One of XML's most powerful abilities is that, with XML, a system designer can create a custom data markup language that maintains the semantics of the data.
Now that we've seen what an XML file looks like, let's find out how to process XML in Java.
The Document Object Model (DOM)
Languages like HTML and XML are often called structured markup languages. This means that the markup in a file has a particular structure that means something to the applications that process it. For example, HTML files start with a
<HEAD> element, which contains a
<TITLE>, which contains text, and so on. An HTML browser displays the information in an HTML file based on this structure.
The structure of XML and HTML is so simple and consistent that it's very easy to represent any XML or HTML document as a tree of objects, whether in Java or in some other programming language. The World Wide Web Consortium (W3C) has defined a complete set of objects to be used for processing XML and HTML documents as trees. The specification for this set of objects is called the Document Object Model (DOM; see the link to the DOM spec in Resources below.) Let's go back to our example and see how to represent a document as a tree.
Take another look at the XML in Figure 2. You'll notice that the document has a hierarchical structure: elements contain other elements. For example, the
<Name> element contains a
<First> element and a
<Last> element. This "contains" relationship could be represented in a class diagram, as shown in Figure 3. In this diagram, a class
Player contains an integer
Number and a string
High School, and also contains references to two other objects, a
PersonName object and a
Statistics object. Each of these objects contains other objects, as well.
HTML documents have this "contains" structure, too, but in an HTML document, the structure reflects information about the document (the title, headings, and so on) instead of reflecting the structure of the information represented by the document. The XML document above reflects how information relates to other information.
In general, you can think of an XML (or HTML) document as a tree structure, with the "contains" relationship in the document corresponding to a parent-child relationship in the tree.
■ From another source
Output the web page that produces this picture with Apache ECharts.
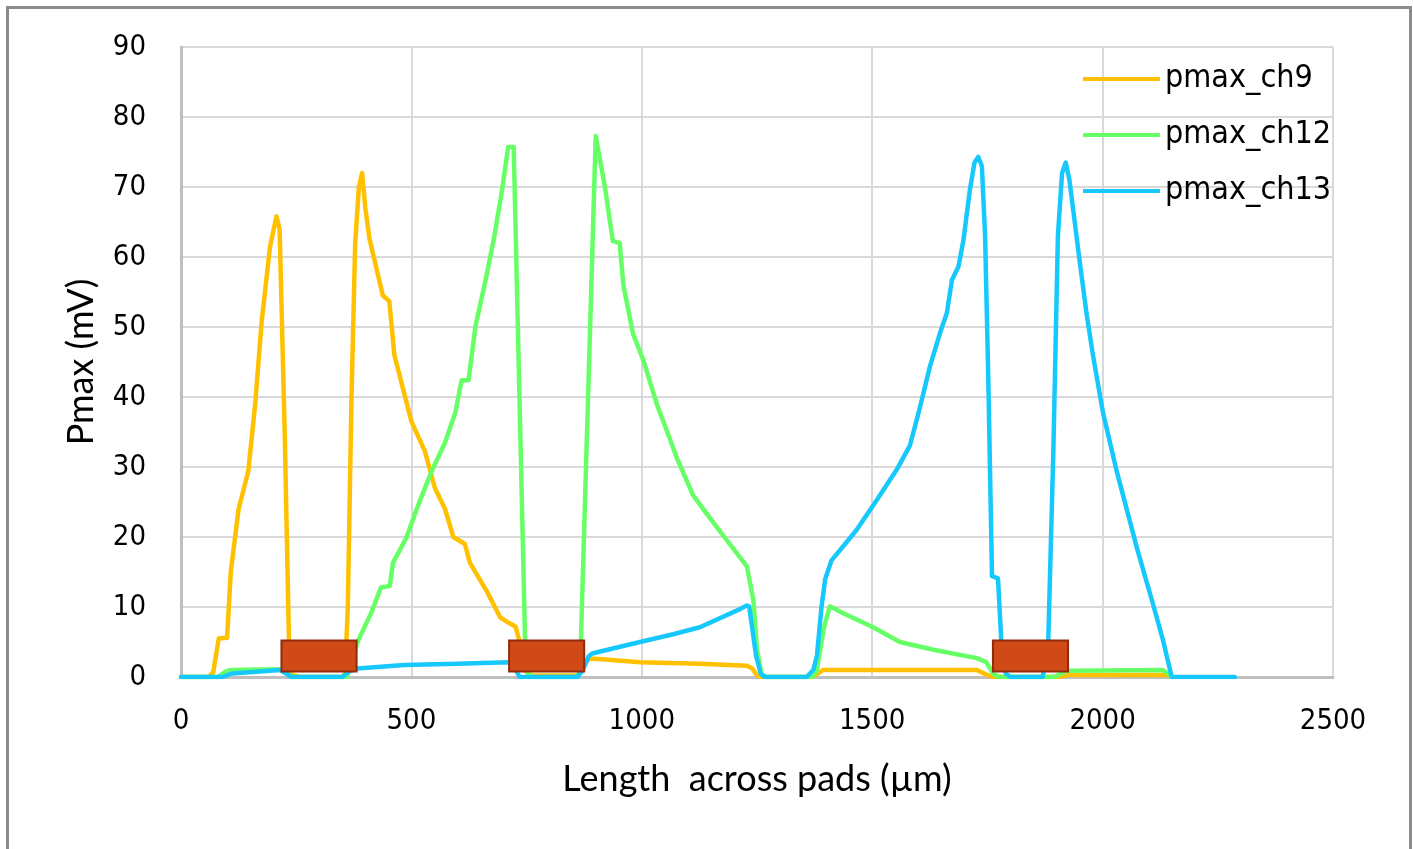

One possible graphic representation of this idea appears in Figure 4. (The particular shapes I chose for the document aren't standard notation. They simply distinguish different object types.)
So, an XML document can be represented by a program as a tree of
Element objects, each of which may contain other
Element objects and
Text objects. The entire document is rooted in a single
Document object. The
Text objects contain the data for the object.